Yes, the audience is part of the problem. We are all responsible. Filmmakers and audiences alike are moving further and further away from what is true, good, solid and dependable. We are moving closer to the darkness and further from the light. The majority of filmmakers frequently produce morally, ethically, and spiritually questionable products, and the audience flock to the theaters, stream it into their living rooms and download it to their iPhones. The real issue is how we, as a nation are steadily drifting away from a solid foundation of Bible-based values.
Today, if you don’t like the “frank and open” nature of the American film you should be prepared to be labeled as a prude or close-minded.

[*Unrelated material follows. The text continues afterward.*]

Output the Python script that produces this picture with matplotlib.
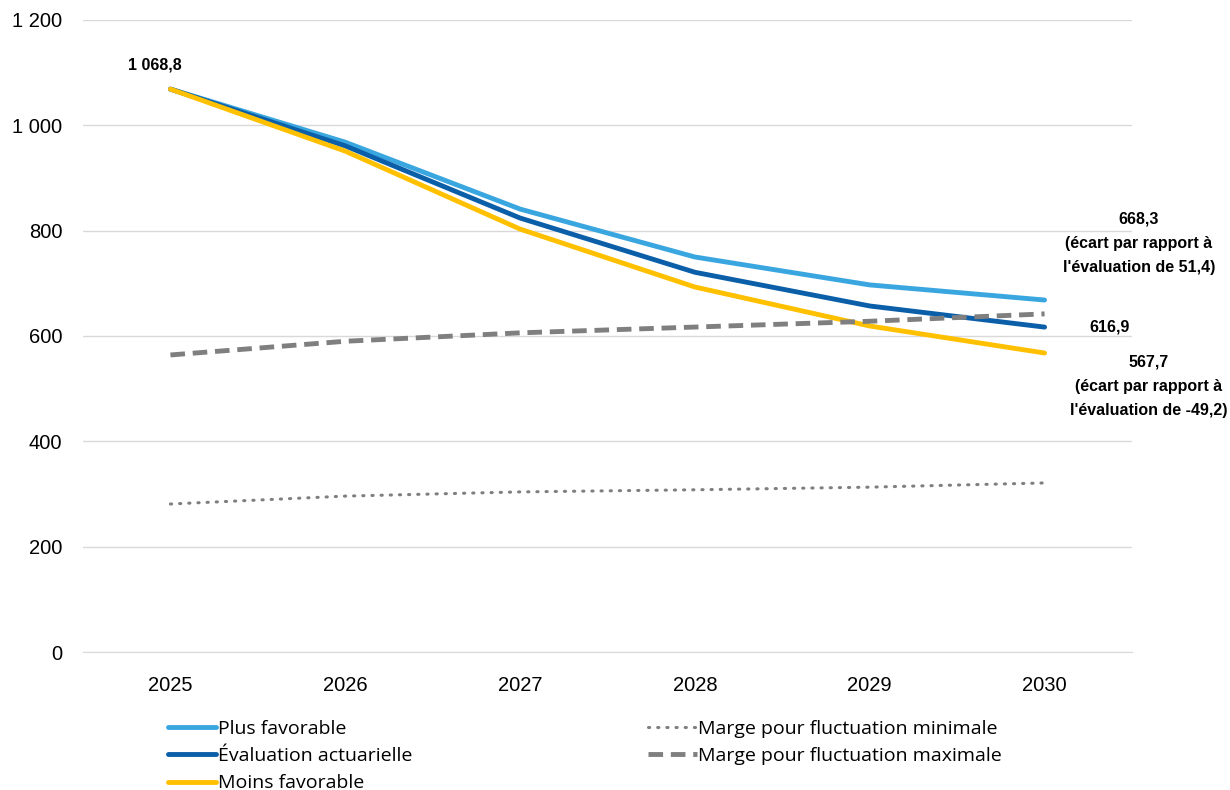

You are blind to the way life really is. You are stuck in the past, you are too religious, and you aren’t keeping up with our rapidly changing society. But films influence our culture and morality and the range of influence is immense. With the technology of today even a small, independent film can potentially reach tens of millions of people. Amateur film and video efforts posted on YouTube routinely reach even greater numbers than that.
George Seaton realized from professional experience that motion pictures greatly amplify everything we are as human beings, both the good and the bad. Movies reflect what our society believes, our morals and ethics, our measure of faith, our reverence or lack thereof for God. Movies are a giant mirror of who we are as a people.
|George Seaton with Ross Hunter|
When you buy a ticket or pay to stream a film depicting recreational sex or drug use without any responsibility attached, how do you like the reflection you see? When you look in the movie mirror to learn how to expertly traffic drugs as taught by the “cool” drug dealer, how does that reflection look to you? Sit down to watch the contemporary horror and slasher films displaying the darkest, most perverse aspects of the human psyche while striving to shock audiences with unthinkable gore and brutality. Do you like the reflection you see?
For the record, I still love films and the art of filmmaking. Granted, I’m much more discerning in the films I choose to see, but I still believe in the potential motion pictures have to educate, uplift, and heighten social awareness, as well as entertain.
I cannot claim to know the depths of George Seaton’s thoughts based simply on the two letters he wrote to me. Based on the films he wrote and directed, I think he believed it was far nobler to make a film that uplifted and gave hope to his audiences, even if he was dealing with dark, violent or ugly subject matter. Just from looking at how Mr. Seaton handled the wide range of topics in his long list of films it is clear that he realized the power of film can make audiences aware of important issues, suggest solutions, and sometimes even point to a better way. All of his films were made with taste, dignity and a respect for his audience.
George Seaton’s letters tell me that he thought filmmakers should strive to do better, to be more responsible, and to move away from the darkness and towards the light. And he had worked long enough in the entertainment industry to realize that audiences can powerfully influence the films that are produced simply by not buying a ticket. We can all benefit from behaving more responsibly, filmmakers and audiences alike. It’s something to strive for.